Love and Real Estate

The blue jay wars continue in my tree. A third has joined the fray. Now I wonder if there is some sexual competition going on. One male bird screams: “Mine!” The other: “No way! I was here first!” Meanwhile the female flits back and forth, trying to decide which one she is more or less disgusted with. They are both obnoxious idiots. But she has a nest in mind, and these are the idiots she has to work with. One proffers a twig, as if to say: “Here are my assets. See what I can do!” She considers it. When a man starts talking real estate, this is more binding than diamonds. Still, she’s not sure. Does this twig truly answer her deepest need?

If Emily were here on the porch today, she would say this:

#1311, c. 1875

This dirty — little — Heart
Is freely mine,
I won it with a Bun
A freckled shrine —

But eligibly fair
To him who sees
The Visage of the Soul
And not the knees —

It’s almost unfair what Emily does to men with her pretty hair tied up in a bun and her sun-dappled face, a shrine to the goddess within. It’s shooting fish in a barrel, really. Hardly sporting. Any one of these dirty little hearts can be putty in her hands. Sorry, I’m mixing my metaphors, but you take the point.

She knows how easy it is to beguile a passing heart with whatever gifts a woman may have been blessed to possess for a time. The gifts don’t last. That is what makes the capture of a man’s dirty little heart in the end a hollow victory. It’s too easy. The heart that gives itself over to her on those terms, drawn in by her lovely hair and freckles, is a dirty heart because such an exchange is a bad contract. Dirtied by an improper and undue emphasis on these accidental physical attributes. Mistaking the icing for the cake. (Whee! Another lofting metaphor. Stay with me now.)

Emily wants a heart proffered to her by one who can see the face behind her freckles. A man who does not mistake the shrine for the ineffable light that her shrine leads him to. How many of us become preoccupied with the utensils of the sacred ritual. The bells and whistles. The Eucharist and chalice. The feathers and freckles. All these point to something invisible, the true source that enlivens all. The origin of the beauty that beguiles is not visible to the eyes in our head. We only think it is. We have to look with another set of eyes to see this beauty.

Emily wants that holy matrimony. To see and be seen as she is. Not for her adorable knees which will sag in time. She asks for a pilgrim with true sight to see the invisible part of her that never decays and never dies.
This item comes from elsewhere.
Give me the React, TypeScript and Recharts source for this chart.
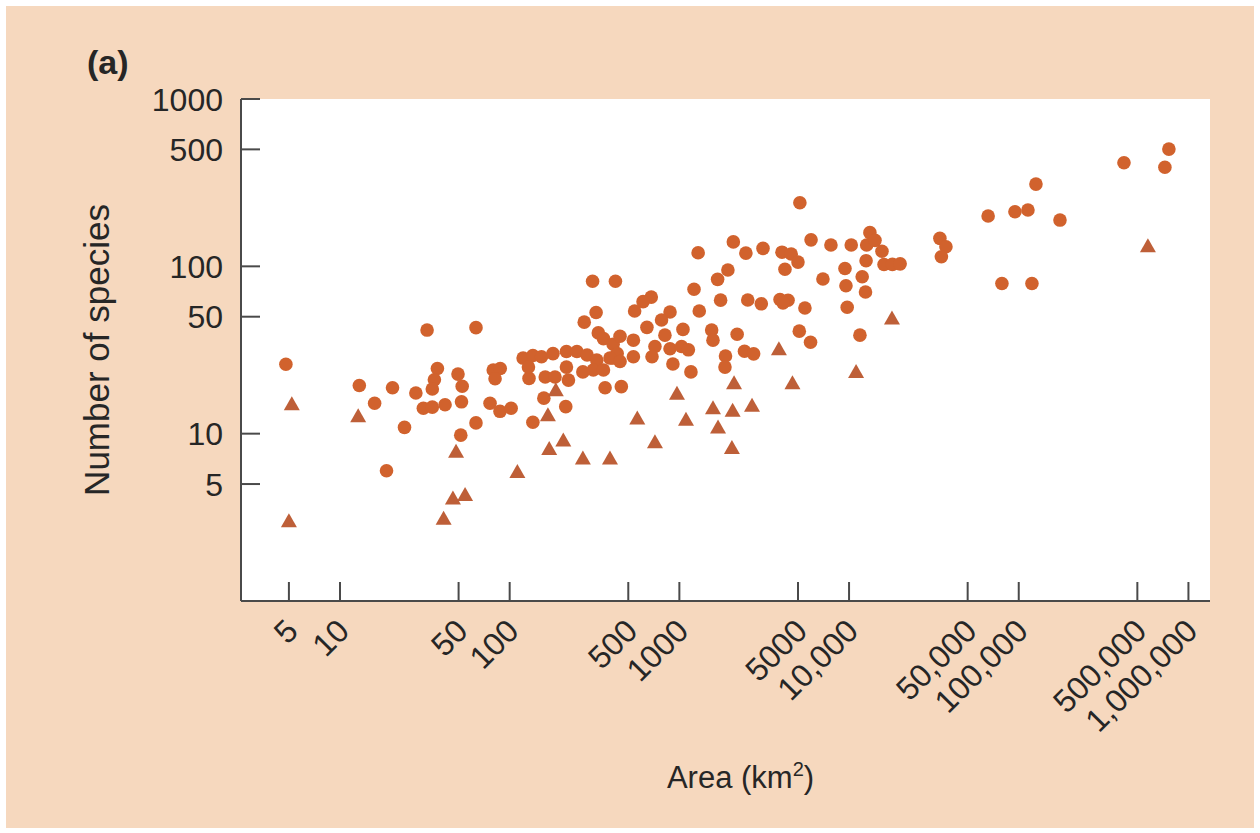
import { ScatterChart, Scatter, XAxis, YAxis, CartesianGrid } from "recharts";

// island area (km2) and species counts
const circleArea = [
  4.8, 13, 20.4, 16, 28, 37.5, 36, 35, 31, 35,
  41.6, 49.6, 52.5, 52, 24, 51.5, 18.8, 32.6, 63.3, 63.3,
  76.6, 87.7, 102, 80, 88, 82, 137, 120, 137, 154,
  180, 130, 162, 185, 159, 214, 216, 249, 286, 326,
  129, 216, 222, 270, 311, 357, 407, 365, 455, 308,
  420, 323, 275, 333, 357, 407, 447, 536, 430, 390,
  447, 536, 683, 611, 545, 881, 785, 1220, 1310, 1750,
  2530, 644, 1050, 822, 1550, 1578, 2190, 718, 881, 1030,
  1130, 690, 916, 1170, 1870, 1857, 2420, 2740, 1290, 2080,
  2466, 1932, 1680, 5130, 5970, 7820, 10300, 12700, 13270, 14220,
  15630, 12600, 16070, 18000, 20000, 3111, 4027, 4560, 5000, 4190,
  9460, 11950, 7015, 9590, 12500, 3040, 3918, 4370, 4080, 5495,
  9750, 5090, 5930, 11590, 767000, 726500, 417000, 126300, 66000, 95000,
  113300, 175000, 79600, 119600, 34300, 37230, 35000,
];
const circleSpecies = [
  26, 19.4, 18.8, 15.2, 17.5, 24.5, 21, 18.5, 14.2, 14.4,
  14.9, 22.7, 19.2, 15.5, 10.9, 9.8, 6.0, 41.6, 43, 11.6,
  15.2, 13.6, 14.2, 24, 24.5, 21.3, 11.7, 28.3, 29.3, 28.8,
  30.1, 21.4, 21.8, 21.8, 16.3, 14.5, 31, 31, 29.5, 27.5,
  25, 25, 20.9, 23.4, 24, 24, 28.3, 18.8, 19.1, 81.5,
  81.5, 53, 46.4, 40, 37, 34.2, 38.2, 36.2, 30.1, 28.3,
  27, 28.8, 65.5, 61.5, 54.1, 53.3, 47.8, 72.9, 54.1, 62.8,
  62.9, 43.2, 42, 38.8, 41.6, 36.2, 39.3, 33.2, 32.2, 33.2,
  31.7, 28.8, 26.1, 23.4, 29.1, 25, 31.1, 30, 120.5, 140,
  120, 95, 83.6, 240, 144, 134, 134, 134, 159, 143,
  123, 108, 102.5, 102.7, 103.5, 128, 121.5, 118.5, 106, 96,
  97, 86.7, 84, 76.5, 70.2, 59.7, 63.3, 62.7, 60.5, 56.4,
  56.9, 41, 35.2, 38.8, 502, 391, 416, 310, 200, 212,
  217, 189, 79, 79, 147, 131, 114,
];

const triangleArea = [
  5.2, 5.0, 12.8, 48.3, 46.3, 54.6, 40.8, 111, 168, 171,
  187, 207, 270, 390, 565, 718, 968, 1094, 1578, 2060,
  1690, 2040, 2100, 2680, 3860, 4640, 11000, 17900, 577000,
];
const triangleSpecies = [
  15, 3.0, 12.7, 7.8, 4.1, 4.3, 3.1, 5.9, 12.9, 8.1,
  18.2, 9.1, 7.1, 7.1, 12.3, 8.9, 17.3, 12.1, 14.2, 13.7,
  10.9, 8.2, 20, 14.7, 31.9, 20, 23.4, 48.7, 132,
];

const xTicks = [5, 10, 50, 100, 500, 1000, 5000, 10000, 50000, 100000, 500000, 1000000];
const xTickLabels = ["5", "10", "50", "100", "500", "1000", "5000", "10,000", "50,000", "100,000", "500,000", "1,000,000"];
const yTicks = [5, 10, 50, 100, 500, 1000];
const yTickLabels = ["5", "10", "50", "100", "500", "1000"];

const circles = circleArea.map((area, i) => ({ area, species: circleSpecies[i] }));
const triangles = triangleArea.map((area, i) => ({ area, species: triangleSpecies[i] }));

const FONT = '"Liberation Sans", Arial, Helvetica, sans-serif';
const AXIS = "#4a4a4a";
const INK = "#262626";
const DOT = "#D1622D";
const TRI = "#BE5F38";
const PEACH = "#F6D8BE";

function XTick({ x, y, payload }: any) {
  const label = xTickLabels[xTicks.indexOf(payload.value)];
  const tx = x + 11;
  const ty = y + 32;
  return (
    <g>
      <line x1={x} y1={y} x2={x} y2={y - 19} stroke={AXIS} strokeWidth={2} />
      <text
        x={tx}
        y={ty}
        transform={`rotate(-45 ${tx} ${ty})`}
        textAnchor="end"
        fontSize={32}
        fontFamily={FONT}
        fill={INK}
      >
        {label}
      </text>
    </g>
  );
}

function YTick({ x, y, payload }: any) {
  const label = yTickLabels[yTicks.indexOf(payload.value)];
  return (
    <g>
      <line x1={x} y1={y} x2={x + 19} y2={y} stroke={AXIS} strokeWidth={2} />
      <text x={x - 18} y={y} dy="0.36em" textAnchor="end" fontSize={32} fontFamily={FONT} fill={INK}>
        {label}
      </text>
    </g>
  );
}

function AreaTitle({ viewBox }: any) {
  const cx = viewBox.x + viewBox.width / 2 + 15;
  const by = viewBox.y + 187;
  return (
    <text x={cx} y={by} textAnchor="middle" fontSize={31} fontFamily={FONT} fill={INK}>
      Area (km
      <tspan fontSize={20} dy={-12}>2</tspan>
      <tspan dy={12}>)</tspan>
    </text>
  );
}

function SpeciesTitle({ viewBox }: any) {
  const bx = 109;
  const cy = viewBox.y + viewBox.height / 2;
  return (
    <g>
      <text
        x={bx}
        y={cy}
        transform={`rotate(-90 ${bx} ${cy})`}
        textAnchor="middle"
        fontSize={35}
        fontFamily={FONT}
        fill={INK}
      >
        Number of species
      </text>
      <text x={87} y={74} fontSize={34} fontWeight="bold" fontFamily={FONT} fill={INK}>
        (a)
      </text>
    </g>
  );
}

const Dot = (props: any) => <circle cx={props.cx} cy={props.cy} r={6.8} fill={DOT} />;

const Tri = (props: any) => {
  const { cx, cy } = props;
  return (
    <polygon
      points={`${cx},${cy - 8} ${cx - 8},${cy + 6} ${cx + 8},${cy + 6}`}
      fill={TRI}
    />
  );
};

export default function App() {
  return (
    <div style={{ position: "absolute", left: 0, top: 0, width: 1260, height: 833, background: "#fff" }}>
      <div style={{ position: "absolute", left: 6, top: 6, width: 1248, height: 822, background: PEACH }} />
      <div style={{ position: "absolute", left: 0, top: 0 }}>
        <ScatterChart width={1260} height={833} margin={{ top: 99, right: 50, bottom: 0, left: 0 }}>
          <CartesianGrid fill="#ffffff" horizontal={false} vertical={false} stroke="none" />
          <XAxis
            type="number"
            dataKey="area"
            scale="log"
            domain={[2.61, 1340000]}
            allowDataOverflow
            ticks={xTicks}
            interval={0}
            tick={<XTick />}
            tickLine={false}
            tickSize={0}
            tickMargin={0}
            axisLine={{ stroke: AXIS, strokeWidth: 2 }}
            height={232}
            label={<AreaTitle />}
          />
          <YAxis
            type="number"
            dataKey="species"
            scale="log"
            domain={[1, 1000]}
            allowDataOverflow
            ticks={yTicks}
            interval={0}
            tick={<YTick />}
            tickLine={false}
            tickSize={0}
            tickMargin={0}
            axisLine={{ stroke: AXIS, strokeWidth: 2 }}
            width={241}
            label={<SpeciesTitle />}
          />
          <Scatter data={circles} shape={Dot} isAnimationActive={false} />
          <Scatter data={triangles} shape={Tri} isAnimationActive={false} />
        </ScatterChart>
      </div>
    </div>
  );
}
Emily, I wish you luck and sympathize with your dismay over dirty hearts too easily given. It’s not their fault. There just aren’t enough out there like you. I’d say almost no one has your sight or even your hunger for this sight. Consider the pool of idiots you have to work with. They have their own agenda, and it involves real estate. Women are just another asset on that agenda.

My advice Emily is that you should hold your place. Hold your vision. You keep the world spinning on its axis with your poems and your truth. Without that, there is nothing. No real estate, no nests. Nothing. No one else may know that, but I do.

So just keep knowing what you know. If nothing else, know that I love the visage of your soul. I don’t care about your silly hair or your freckles. Although, I’m sure they’re very nice.